--- BEGIN ---
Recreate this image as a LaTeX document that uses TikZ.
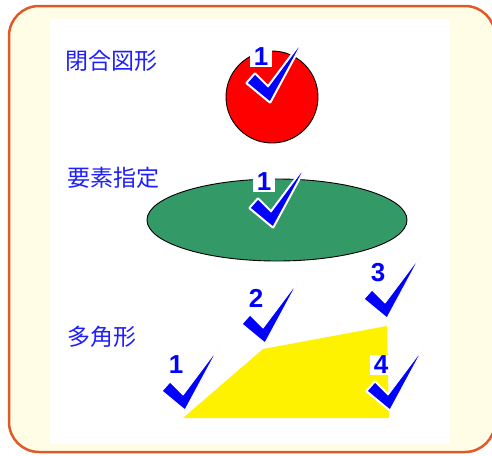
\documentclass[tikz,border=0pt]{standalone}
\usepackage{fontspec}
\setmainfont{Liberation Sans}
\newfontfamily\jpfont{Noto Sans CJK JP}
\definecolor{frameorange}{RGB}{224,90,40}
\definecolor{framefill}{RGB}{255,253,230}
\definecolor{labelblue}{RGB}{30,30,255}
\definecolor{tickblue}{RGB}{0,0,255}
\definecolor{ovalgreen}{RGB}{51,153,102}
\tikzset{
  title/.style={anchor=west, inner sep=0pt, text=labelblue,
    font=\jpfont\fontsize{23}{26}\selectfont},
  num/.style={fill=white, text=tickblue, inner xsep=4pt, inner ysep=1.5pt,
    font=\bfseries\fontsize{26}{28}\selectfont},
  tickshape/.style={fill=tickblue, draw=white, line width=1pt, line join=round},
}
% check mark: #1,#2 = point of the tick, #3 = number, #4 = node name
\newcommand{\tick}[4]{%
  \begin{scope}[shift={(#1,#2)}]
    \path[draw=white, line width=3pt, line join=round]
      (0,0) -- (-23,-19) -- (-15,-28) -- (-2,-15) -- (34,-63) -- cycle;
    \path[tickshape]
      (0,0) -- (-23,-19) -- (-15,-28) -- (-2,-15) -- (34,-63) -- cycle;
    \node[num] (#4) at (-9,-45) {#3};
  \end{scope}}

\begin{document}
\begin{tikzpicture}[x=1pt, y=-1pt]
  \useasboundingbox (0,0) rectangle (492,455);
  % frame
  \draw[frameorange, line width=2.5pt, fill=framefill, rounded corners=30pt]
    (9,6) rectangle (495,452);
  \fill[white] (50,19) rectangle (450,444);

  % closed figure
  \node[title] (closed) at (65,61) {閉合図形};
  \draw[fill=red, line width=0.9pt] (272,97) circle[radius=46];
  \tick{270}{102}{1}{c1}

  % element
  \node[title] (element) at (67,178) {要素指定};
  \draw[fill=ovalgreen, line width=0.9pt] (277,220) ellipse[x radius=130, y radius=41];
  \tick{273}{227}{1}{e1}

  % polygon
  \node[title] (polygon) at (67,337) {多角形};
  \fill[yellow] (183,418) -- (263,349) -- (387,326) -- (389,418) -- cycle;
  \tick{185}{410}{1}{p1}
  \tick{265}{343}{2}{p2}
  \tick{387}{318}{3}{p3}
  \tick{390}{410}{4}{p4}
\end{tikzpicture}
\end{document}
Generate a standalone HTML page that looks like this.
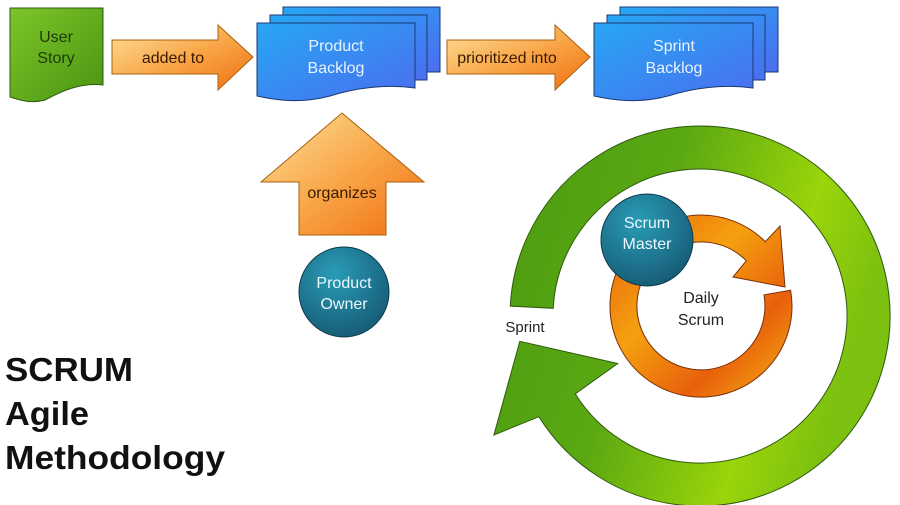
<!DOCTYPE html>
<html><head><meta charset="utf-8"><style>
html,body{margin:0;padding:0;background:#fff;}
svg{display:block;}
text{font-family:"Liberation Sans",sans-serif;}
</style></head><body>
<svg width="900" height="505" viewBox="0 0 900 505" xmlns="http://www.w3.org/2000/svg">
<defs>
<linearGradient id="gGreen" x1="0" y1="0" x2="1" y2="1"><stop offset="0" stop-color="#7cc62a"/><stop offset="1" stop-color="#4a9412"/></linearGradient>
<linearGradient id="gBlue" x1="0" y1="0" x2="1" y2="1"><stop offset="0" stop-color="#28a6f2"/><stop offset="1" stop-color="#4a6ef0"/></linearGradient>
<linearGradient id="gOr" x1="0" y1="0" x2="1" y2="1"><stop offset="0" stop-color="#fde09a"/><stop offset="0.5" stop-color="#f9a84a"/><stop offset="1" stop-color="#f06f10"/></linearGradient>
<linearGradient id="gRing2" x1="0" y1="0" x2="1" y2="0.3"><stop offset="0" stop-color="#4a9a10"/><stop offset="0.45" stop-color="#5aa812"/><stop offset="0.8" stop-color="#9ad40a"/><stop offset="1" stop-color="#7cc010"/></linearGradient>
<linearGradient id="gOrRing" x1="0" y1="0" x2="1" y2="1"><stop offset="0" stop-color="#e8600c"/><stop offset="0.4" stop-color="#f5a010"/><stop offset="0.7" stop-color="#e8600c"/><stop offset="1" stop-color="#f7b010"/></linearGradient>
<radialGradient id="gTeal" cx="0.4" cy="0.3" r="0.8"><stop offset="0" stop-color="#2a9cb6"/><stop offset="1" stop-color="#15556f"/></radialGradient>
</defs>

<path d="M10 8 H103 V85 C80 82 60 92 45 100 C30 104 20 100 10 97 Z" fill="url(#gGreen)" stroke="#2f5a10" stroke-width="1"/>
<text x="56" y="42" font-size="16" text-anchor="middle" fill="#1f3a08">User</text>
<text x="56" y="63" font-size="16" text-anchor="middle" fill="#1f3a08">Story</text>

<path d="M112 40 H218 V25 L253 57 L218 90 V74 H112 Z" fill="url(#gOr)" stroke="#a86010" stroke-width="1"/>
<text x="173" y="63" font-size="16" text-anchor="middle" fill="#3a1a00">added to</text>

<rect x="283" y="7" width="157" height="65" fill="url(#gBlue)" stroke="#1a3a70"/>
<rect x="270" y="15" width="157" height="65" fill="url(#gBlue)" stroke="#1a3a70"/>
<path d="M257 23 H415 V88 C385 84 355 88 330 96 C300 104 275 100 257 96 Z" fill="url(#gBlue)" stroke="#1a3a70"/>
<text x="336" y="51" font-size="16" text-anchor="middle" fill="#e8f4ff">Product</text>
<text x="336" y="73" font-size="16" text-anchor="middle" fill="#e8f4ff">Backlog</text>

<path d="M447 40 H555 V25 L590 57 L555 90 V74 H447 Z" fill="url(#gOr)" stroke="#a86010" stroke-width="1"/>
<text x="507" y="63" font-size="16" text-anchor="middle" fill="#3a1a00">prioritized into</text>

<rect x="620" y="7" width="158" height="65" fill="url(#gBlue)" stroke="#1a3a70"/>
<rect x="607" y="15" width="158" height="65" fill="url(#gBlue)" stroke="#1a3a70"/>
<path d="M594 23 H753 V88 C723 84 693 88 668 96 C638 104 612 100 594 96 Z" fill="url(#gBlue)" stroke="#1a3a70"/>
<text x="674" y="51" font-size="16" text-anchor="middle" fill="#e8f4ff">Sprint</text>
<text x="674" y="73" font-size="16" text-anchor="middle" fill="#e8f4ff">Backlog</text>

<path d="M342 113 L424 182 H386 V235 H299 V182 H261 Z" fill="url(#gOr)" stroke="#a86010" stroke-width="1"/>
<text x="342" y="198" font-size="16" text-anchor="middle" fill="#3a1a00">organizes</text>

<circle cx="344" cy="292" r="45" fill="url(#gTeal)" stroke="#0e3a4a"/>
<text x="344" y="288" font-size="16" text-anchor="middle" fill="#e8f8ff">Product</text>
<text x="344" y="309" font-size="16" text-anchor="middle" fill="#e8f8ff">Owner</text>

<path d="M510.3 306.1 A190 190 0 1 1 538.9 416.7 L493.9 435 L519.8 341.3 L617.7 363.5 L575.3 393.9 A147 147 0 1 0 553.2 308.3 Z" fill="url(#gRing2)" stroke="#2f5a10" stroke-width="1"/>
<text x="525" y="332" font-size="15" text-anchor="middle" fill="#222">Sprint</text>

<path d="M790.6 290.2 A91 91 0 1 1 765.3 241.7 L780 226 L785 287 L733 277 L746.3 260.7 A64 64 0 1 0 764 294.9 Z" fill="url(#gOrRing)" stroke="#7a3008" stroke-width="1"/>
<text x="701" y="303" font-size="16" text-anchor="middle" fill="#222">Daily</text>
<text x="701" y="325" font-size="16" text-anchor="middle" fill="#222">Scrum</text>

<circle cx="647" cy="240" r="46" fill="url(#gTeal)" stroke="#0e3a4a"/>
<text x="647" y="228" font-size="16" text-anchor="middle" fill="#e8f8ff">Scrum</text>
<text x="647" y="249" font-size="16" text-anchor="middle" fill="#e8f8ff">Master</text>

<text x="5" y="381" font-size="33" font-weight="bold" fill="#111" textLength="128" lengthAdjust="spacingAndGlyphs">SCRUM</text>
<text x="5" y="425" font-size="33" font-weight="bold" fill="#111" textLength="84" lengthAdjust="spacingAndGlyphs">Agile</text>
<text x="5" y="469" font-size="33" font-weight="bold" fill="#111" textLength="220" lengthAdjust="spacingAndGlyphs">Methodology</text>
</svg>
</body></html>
--- END ---
**TASK INSTRUCTIONS:** Using the listing above, pick out each line that contains the word "standalone", then copy it.

**EXERCISE OUTPUT:**
\documentclass[tikz,border=0pt]{standalone}
Generate a standalone HTML page that looks like this.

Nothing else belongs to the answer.